• [Exercise goal]
Any pictures in the records below should be skipped; write out everything else exactly.
**** Data lines
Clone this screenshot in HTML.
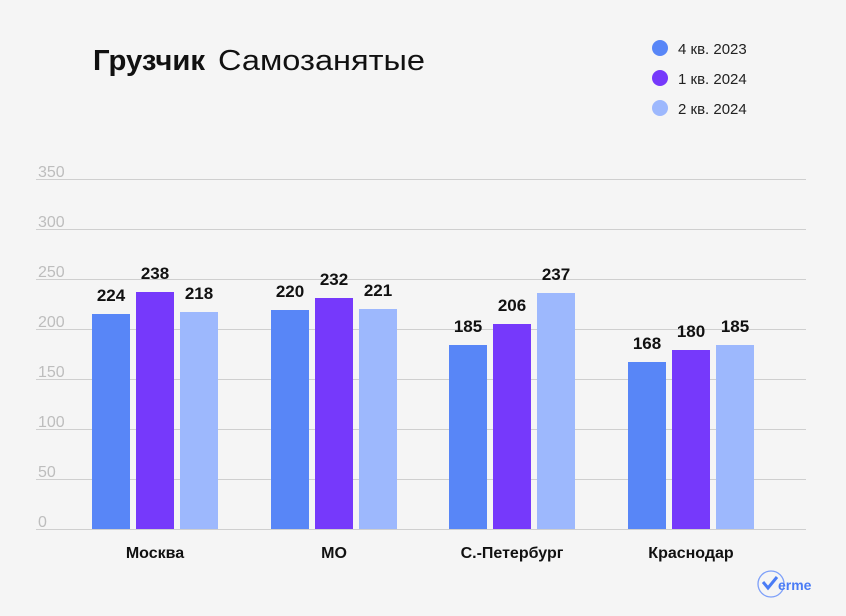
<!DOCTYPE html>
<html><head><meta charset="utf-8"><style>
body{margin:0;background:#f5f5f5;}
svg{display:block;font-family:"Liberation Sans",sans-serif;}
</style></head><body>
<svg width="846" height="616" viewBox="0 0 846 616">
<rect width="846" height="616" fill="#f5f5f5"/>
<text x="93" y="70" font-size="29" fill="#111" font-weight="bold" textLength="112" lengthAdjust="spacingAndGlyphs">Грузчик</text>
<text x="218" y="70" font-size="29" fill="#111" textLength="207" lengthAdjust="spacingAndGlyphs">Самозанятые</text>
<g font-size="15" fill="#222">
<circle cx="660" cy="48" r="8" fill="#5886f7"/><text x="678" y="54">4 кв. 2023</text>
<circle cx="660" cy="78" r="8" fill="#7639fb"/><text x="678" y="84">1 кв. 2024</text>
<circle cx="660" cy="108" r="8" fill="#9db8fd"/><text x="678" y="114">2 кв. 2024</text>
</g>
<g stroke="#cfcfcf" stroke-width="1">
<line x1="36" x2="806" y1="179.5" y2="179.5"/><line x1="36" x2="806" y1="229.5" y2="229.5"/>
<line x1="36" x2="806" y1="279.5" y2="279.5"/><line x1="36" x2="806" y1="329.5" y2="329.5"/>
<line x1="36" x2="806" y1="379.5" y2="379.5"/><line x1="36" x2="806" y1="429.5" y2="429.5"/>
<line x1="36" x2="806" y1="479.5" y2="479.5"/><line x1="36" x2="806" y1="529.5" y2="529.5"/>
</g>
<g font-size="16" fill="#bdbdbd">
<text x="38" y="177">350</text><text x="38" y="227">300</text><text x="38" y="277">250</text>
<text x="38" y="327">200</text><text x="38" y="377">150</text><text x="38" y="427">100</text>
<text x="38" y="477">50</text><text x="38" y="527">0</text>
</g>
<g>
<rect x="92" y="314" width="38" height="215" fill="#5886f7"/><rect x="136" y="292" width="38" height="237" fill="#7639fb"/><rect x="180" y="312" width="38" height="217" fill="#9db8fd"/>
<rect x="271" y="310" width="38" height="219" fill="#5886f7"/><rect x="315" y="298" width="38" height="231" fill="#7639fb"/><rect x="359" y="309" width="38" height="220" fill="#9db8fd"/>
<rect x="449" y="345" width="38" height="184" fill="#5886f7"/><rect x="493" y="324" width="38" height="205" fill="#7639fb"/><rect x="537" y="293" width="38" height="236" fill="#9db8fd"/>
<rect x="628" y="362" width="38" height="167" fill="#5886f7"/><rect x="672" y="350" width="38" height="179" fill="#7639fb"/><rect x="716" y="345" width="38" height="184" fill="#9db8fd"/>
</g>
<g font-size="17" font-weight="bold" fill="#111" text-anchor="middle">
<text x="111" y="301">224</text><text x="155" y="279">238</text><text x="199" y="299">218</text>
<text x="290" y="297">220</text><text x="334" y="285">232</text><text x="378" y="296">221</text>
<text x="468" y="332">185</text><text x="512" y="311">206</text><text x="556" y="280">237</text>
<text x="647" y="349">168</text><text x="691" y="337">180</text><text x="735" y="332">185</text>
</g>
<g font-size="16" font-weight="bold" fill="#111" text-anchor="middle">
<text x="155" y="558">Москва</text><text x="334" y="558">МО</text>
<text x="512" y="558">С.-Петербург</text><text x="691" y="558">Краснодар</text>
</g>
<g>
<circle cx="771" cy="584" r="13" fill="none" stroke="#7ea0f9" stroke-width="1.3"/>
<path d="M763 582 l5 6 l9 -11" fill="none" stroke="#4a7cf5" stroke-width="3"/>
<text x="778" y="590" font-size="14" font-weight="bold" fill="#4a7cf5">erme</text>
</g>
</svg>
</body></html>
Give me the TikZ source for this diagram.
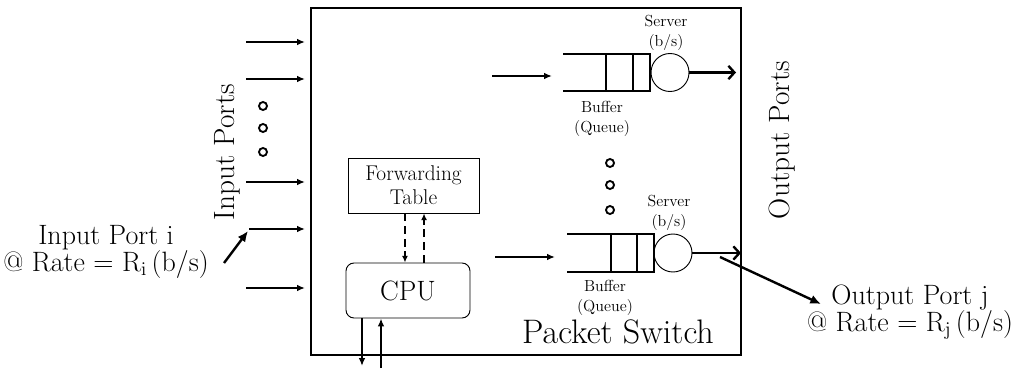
********
• [Finished exercise]
Clone this screenshot in HTML.
<!DOCTYPE html>
<html><head><meta charset="utf-8"><style>
body{margin:0;background:#f5f5f5;}
svg{display:block;font-family:"Liberation Sans",sans-serif;}
</style></head><body>
<svg width="846" height="616" viewBox="0 0 846 616">
<rect width="846" height="616" fill="#f5f5f5"/>
<text x="93" y="70" font-size="29" fill="#111" font-weight="bold" textLength="112" lengthAdjust="spacingAndGlyphs">Грузчик</text>
<text x="218" y="70" font-size="29" fill="#111" textLength="207" lengthAdjust="spacingAndGlyphs">Самозанятые</text>
<g font-size="15" fill="#222">
<circle cx="660" cy="48" r="8" fill="#5886f7"/><text x="678" y="54">4 кв. 2023</text>
<circle cx="660" cy="78" r="8" fill="#7639fb"/><text x="678" y="84">1 кв. 2024</text>
<circle cx="660" cy="108" r="8" fill="#9db8fd"/><text x="678" y="114">2 кв. 2024</text>
</g>
<g stroke="#cfcfcf" stroke-width="1">
<line x1="36" x2="806" y1="179.5" y2="179.5"/><line x1="36" x2="806" y1="229.5" y2="229.5"/>
<line x1="36" x2="806" y1="279.5" y2="279.5"/><line x1="36" x2="806" y1="329.5" y2="329.5"/>
<line x1="36" x2="806" y1="379.5" y2="379.5"/><line x1="36" x2="806" y1="429.5" y2="429.5"/>
<line x1="36" x2="806" y1="479.5" y2="479.5"/><line x1="36" x2="806" y1="529.5" y2="529.5"/>
</g>
<g font-size="16" fill="#bdbdbd">
<text x="38" y="177">350</text><text x="38" y="227">300</text><text x="38" y="277">250</text>
<text x="38" y="327">200</text><text x="38" y="377">150</text><text x="38" y="427">100</text>
<text x="38" y="477">50</text><text x="38" y="527">0</text>
</g>
<g>
<rect x="92" y="314" width="38" height="215" fill="#5886f7"/><rect x="136" y="292" width="38" height="237" fill="#7639fb"/><rect x="180" y="312" width="38" height="217" fill="#9db8fd"/>
<rect x="271" y="310" width="38" height="219" fill="#5886f7"/><rect x="315" y="298" width="38" height="231" fill="#7639fb"/><rect x="359" y="309" width="38" height="220" fill="#9db8fd"/>
<rect x="449" y="345" width="38" height="184" fill="#5886f7"/><rect x="493" y="324" width="38" height="205" fill="#7639fb"/><rect x="537" y="293" width="38" height="236" fill="#9db8fd"/>
<rect x="628" y="362" width="38" height="167" fill="#5886f7"/><rect x="672" y="350" width="38" height="179" fill="#7639fb"/><rect x="716" y="345" width="38" height="184" fill="#9db8fd"/>
</g>
<g font-size="17" font-weight="bold" fill="#111" text-anchor="middle">
<text x="111" y="301">224</text><text x="155" y="279">238</text><text x="199" y="299">218</text>
<text x="290" y="297">220</text><text x="334" y="285">232</text><text x="378" y="296">221</text>
<text x="468" y="332">185</text><text x="512" y="311">206</text><text x="556" y="280">237</text>
<text x="647" y="349">168</text><text x="691" y="337">180</text><text x="735" y="332">185</text>
</g>
<g font-size="16" font-weight="bold" fill="#111" text-anchor="middle">
<text x="155" y="558">Москва</text><text x="334" y="558">МО</text>
<text x="512" y="558">С.-Петербург</text><text x="691" y="558">Краснодар</text>
</g>
<g>
<circle cx="771" cy="584" r="13" fill="none" stroke="#7ea0f9" stroke-width="1.3"/>
<path d="M763 582 l5 6 l9 -11" fill="none" stroke="#4a7cf5" stroke-width="3"/>
<text x="778" y="590" font-size="14" font-weight="bold" fill="#4a7cf5">erme</text>
</g>
</svg>
</body></html>
Give me the TikZ source for this diagram.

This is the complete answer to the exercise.